Should the writer have previously dwelt, particularly, on the immense number of quarrels occasioned, he would, if a high pointer, place frequently between two commas, but, not having that so much in view as the folly of their origin, he uses the less marked punctuation. But as you see that high pointing presents, at least, some difficulties as it can be dispensed with, and as its rules are, by no means, invariably fixed, your best plan will be, to follow the common mode, until you find that you understand the other. Some practice on high pointing is, however, instructive, and by observing the newspapers and modern books, you will easily learn enough for your information. Besides being a considerable aid to perspicuity, it actually leads to grammatical knowledge, as I think I can now clearly show by the following example :

On your way to London, do not fail to call at my house, where you will find two old acquaintances, whom you would say are truly pleasant fellows. Observe this attentively. There is hardly anything more difficult, for those who know nothing of grammar, than this

word whom. It is always their puzzle, and, when they put it right, they only do so by chance. Had you to write anything like the example given, you would, doubtless, set it down in the same manner. Whom you would say are truly pleasant fellows, does not appear to have anything harsh or unnatural-it reads well enough to your ears. But submit it to the test of high pointing, and you then see that whom is a blunder :

whom, you would say, are truly pleasant fellows.

By thus separating the component parts, you immediately perceive that whom are will not do, for you know and feel that who are is what is always said. You would yourself laugh at whom are truly pleasant fellows, but the syntactical absurdity was concealed by the intervening words, until you dissected the member.

This is more important than you may imagine. I assure you, that many persons who have learned, and who think that they know, grammar, would write whom instead of who, as in the example. Yet this is but one out of some hundred capital errors, that you may discover through high pointing, as the following simple example will show :

"Blackstone's Commentaries" though a work of acknowledged ability, is now of little use without explanatory notes.

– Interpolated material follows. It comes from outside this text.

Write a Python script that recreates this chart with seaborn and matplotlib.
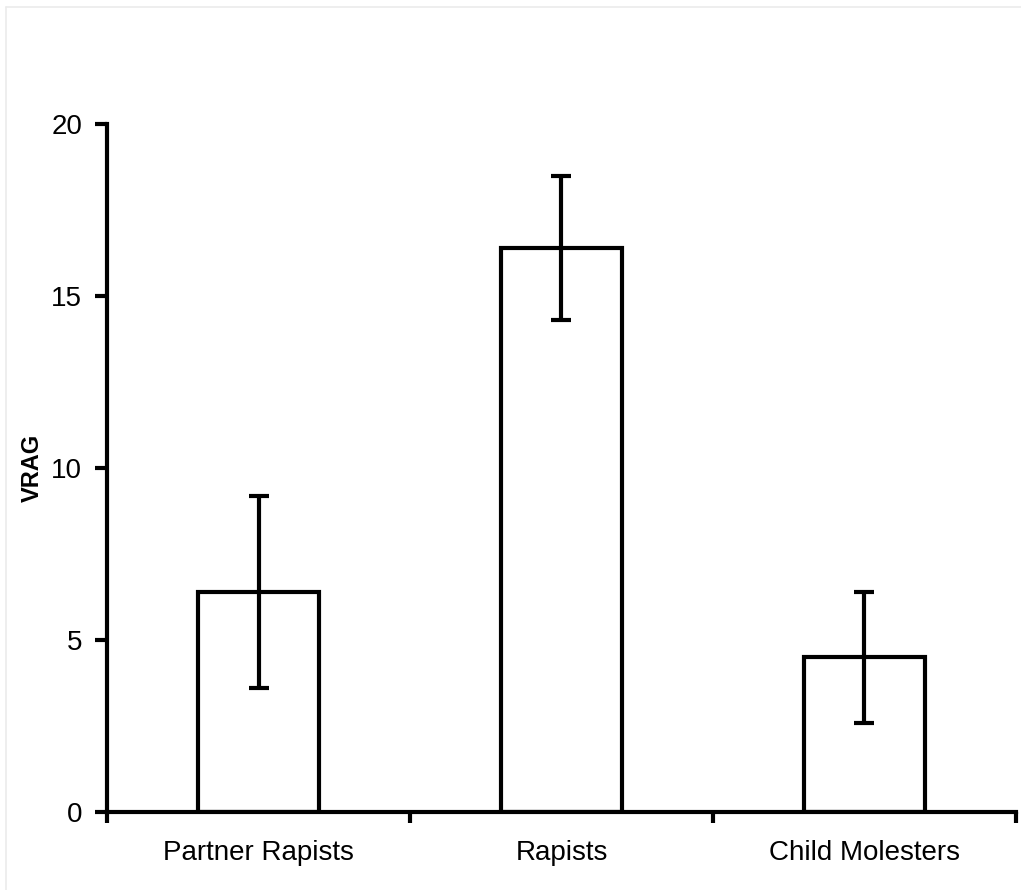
import matplotlib
matplotlib.use("Agg")
import matplotlib.pyplot as plt
import seaborn as sns
import pandas as pd
from matplotlib.lines import Line2D
from matplotlib.ticker import FixedLocator

groups = ["Partner Rapists", "Rapists", "Child Molesters"]
vrag_mean = [6.4, 16.4, 4.5]
vrag_err = [2.8, 2.1, 1.9]
y_ticks = [0, 5, 10, 15, 20]

sns.set_theme(style="white")
plt.rcParams["font.family"] = ["Liberation Sans", "DejaVu Sans"]
plt.rcParams["text.color"] = "black"
plt.rcParams["xtick.color"] = "black"
plt.rcParams["ytick.color"] = "black"
plt.rcParams["axes.labelcolor"] = "black"

df = pd.DataFrame({"group": groups, "VRAG": vrag_mean})

fig = plt.figure(figsize=(10.21, 8.90), dpi=100)
# thin page frame along the top and left edges
fig.add_artist(Line2D([0.006, 1.0], [0.992, 0.992], transform=fig.transFigure,
                      color="#ebebeb", linewidth=1.2))
fig.add_artist(Line2D([0.006, 0.006], [0.0, 0.992], transform=fig.transFigure,
                      color="#ebebeb", linewidth=1.2))

ax = fig.add_axes([0.1048, 0.0876, 0.8903, 0.7731])

sns.barplot(data=df, x="group", y="VRAG", order=groups, color="white",
            edgecolor="black", linewidth=3, width=0.40, errorbar=None, ax=ax)
ax.errorbar(range(len(groups)), vrag_mean, yerr=vrag_err, fmt="none",
            ecolor="black", elinewidth=3, capsize=7, capthick=3)

ax.set_xlim(-0.5, 2.5)
ax.set_ylim(0, 20)
ax.set_yticks(y_ticks)
ax.set_yticklabels([str(t) for t in y_ticks], fontsize=20)
ax.set_xticks(range(len(groups)))
ax.set_xticklabels(groups, fontsize=20)
ax.xaxis.set_minor_locator(FixedLocator([-0.5, 0.5, 1.5, 2.5]))

ax.tick_params(axis="x", which="major", length=0, pad=20)
ax.tick_params(axis="x", which="minor", length=8, width=3, direction="out", color="black", bottom=True)
ax.tick_params(axis="y", which="major", length=9, width=3, direction="out", color="black", left=True, pad=9)

for side in ["top", "right"]:
    ax.spines[side].set_visible(False)
for side in ["left", "bottom"]:
    ax.spines[side].set_linewidth(3)
    ax.spines[side].set_color("black")

ax.set_xlabel("")
ax.set_ylabel("VRAG", fontsize=17, fontweight="bold")
ax.yaxis.set_label_coords(-0.069, 0.5)

fig.savefig("out.png", dpi=100, facecolor="white")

This reads smoothly enough as it is, but, if we put a comma after Commentaries, we see that work is not our nominative, and that are is required instead of is. Lest you should be in doubt on some occasions, it is right to notice, that you may put a comma after but, for, this, and other such words, where more than one member intervenes, when there is anything like connection with that towards which it bears. You will find an instance in the following, where you see that the For reads smooth with we, and thus authorises the

comma

For, notwithstanding his having gone, in winter, to Moscow, where he found the cold excessive, and which confined him, without intermission, six weeks to his room, we could not induce him to come home.

In cases of inversion, the comma may be used, when it would not be proper in plain construction :—

Against any such wanton extravagance, I solemnly protest.